When I met Jonathan back in Houhai he was researching the iceberg beneath the water that filled in the rest of these tales.The Beijing of possibilities is a book of short stories about the depth of Beijing life, mixed helplessly between ancient and modern, these are the windows into the split second pieces of action you see every day on the streets of any big city, but in Beijing more than any you know that the truth is much more interesting than what your imagination can muster.

The stories combine these events with ancient Chinese folktales to give a real sense of the Beijing which people who don't know the city well have real trouble understanding - the metropolis simply has too many layers of history, culture, pain and change to get a real idea of the diversity and complexity of life there, from the migrant workers to the modern couple living their dreams in a small Haidian apartment, from the factory worker to the opera librettist, Jonathan has captured the strange mix of brilliant colour with smudges of black and white without which it is impossible to think of Beijing.

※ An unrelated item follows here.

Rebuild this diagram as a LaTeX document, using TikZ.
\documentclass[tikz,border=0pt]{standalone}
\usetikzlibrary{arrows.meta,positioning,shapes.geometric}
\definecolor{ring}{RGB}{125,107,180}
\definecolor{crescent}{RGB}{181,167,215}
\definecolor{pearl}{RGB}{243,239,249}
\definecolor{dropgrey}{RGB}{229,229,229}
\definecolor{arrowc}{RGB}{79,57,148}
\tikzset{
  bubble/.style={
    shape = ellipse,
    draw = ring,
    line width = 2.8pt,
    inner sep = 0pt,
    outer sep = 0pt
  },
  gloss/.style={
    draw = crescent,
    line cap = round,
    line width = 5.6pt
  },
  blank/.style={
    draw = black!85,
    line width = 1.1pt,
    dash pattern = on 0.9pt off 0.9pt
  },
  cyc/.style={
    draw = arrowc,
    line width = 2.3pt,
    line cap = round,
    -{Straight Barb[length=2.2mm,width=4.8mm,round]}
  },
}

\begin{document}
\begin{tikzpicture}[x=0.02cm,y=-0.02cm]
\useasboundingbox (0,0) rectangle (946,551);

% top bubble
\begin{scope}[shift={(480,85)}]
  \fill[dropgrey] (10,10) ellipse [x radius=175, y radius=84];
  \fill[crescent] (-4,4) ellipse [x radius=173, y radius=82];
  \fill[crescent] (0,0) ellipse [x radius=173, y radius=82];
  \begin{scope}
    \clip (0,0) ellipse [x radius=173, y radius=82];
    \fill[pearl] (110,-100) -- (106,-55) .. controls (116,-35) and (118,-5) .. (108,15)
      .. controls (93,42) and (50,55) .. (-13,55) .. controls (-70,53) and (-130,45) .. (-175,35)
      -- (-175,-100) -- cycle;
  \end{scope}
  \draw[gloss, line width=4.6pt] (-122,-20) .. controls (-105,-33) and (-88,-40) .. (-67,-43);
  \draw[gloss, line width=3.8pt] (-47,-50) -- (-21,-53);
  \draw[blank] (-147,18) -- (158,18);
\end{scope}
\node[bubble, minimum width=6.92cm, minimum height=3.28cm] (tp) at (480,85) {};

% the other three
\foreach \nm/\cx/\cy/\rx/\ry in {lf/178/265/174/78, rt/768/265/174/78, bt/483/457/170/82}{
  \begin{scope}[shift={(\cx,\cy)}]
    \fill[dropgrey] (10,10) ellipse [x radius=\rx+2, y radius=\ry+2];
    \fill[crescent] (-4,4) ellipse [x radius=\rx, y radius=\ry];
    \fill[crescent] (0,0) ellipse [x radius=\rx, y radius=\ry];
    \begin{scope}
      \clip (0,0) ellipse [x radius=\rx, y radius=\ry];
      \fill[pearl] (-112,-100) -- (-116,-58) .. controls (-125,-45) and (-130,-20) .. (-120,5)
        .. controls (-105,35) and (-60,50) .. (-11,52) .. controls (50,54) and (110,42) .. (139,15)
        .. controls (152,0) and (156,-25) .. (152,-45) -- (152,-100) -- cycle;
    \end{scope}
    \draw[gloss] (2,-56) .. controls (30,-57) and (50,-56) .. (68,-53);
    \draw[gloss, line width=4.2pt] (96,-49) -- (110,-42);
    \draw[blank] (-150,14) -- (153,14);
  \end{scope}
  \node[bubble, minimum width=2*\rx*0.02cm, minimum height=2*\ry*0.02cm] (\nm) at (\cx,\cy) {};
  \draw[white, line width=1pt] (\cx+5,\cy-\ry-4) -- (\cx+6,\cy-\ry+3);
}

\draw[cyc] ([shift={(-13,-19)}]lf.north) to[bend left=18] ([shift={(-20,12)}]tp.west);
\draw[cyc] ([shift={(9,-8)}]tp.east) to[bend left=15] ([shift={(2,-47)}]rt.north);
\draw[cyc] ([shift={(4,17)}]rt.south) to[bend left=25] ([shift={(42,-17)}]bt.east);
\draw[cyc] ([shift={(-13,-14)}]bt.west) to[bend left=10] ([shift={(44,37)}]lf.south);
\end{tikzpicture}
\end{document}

In addition to the stories themselves, there is a more subtle play. Milan Kundera likes to put himself firmly in the middle of his stories, and sometimes you don't know on what level the narrator is with you as novel and commentary intertwine. Jonathan Tel pulls the opposite trick and sits in the shadows of his book making the pen seem to move without an author, and I have to say that I enjoyed this a lot. It influences the book only subtly but adds to it Jonathan's own style and character.

This book of short stories can be found at Amazon UK and Amazon US and I'd highly recommend it for anyone wants to see behind the door into the Beijing of possibilites.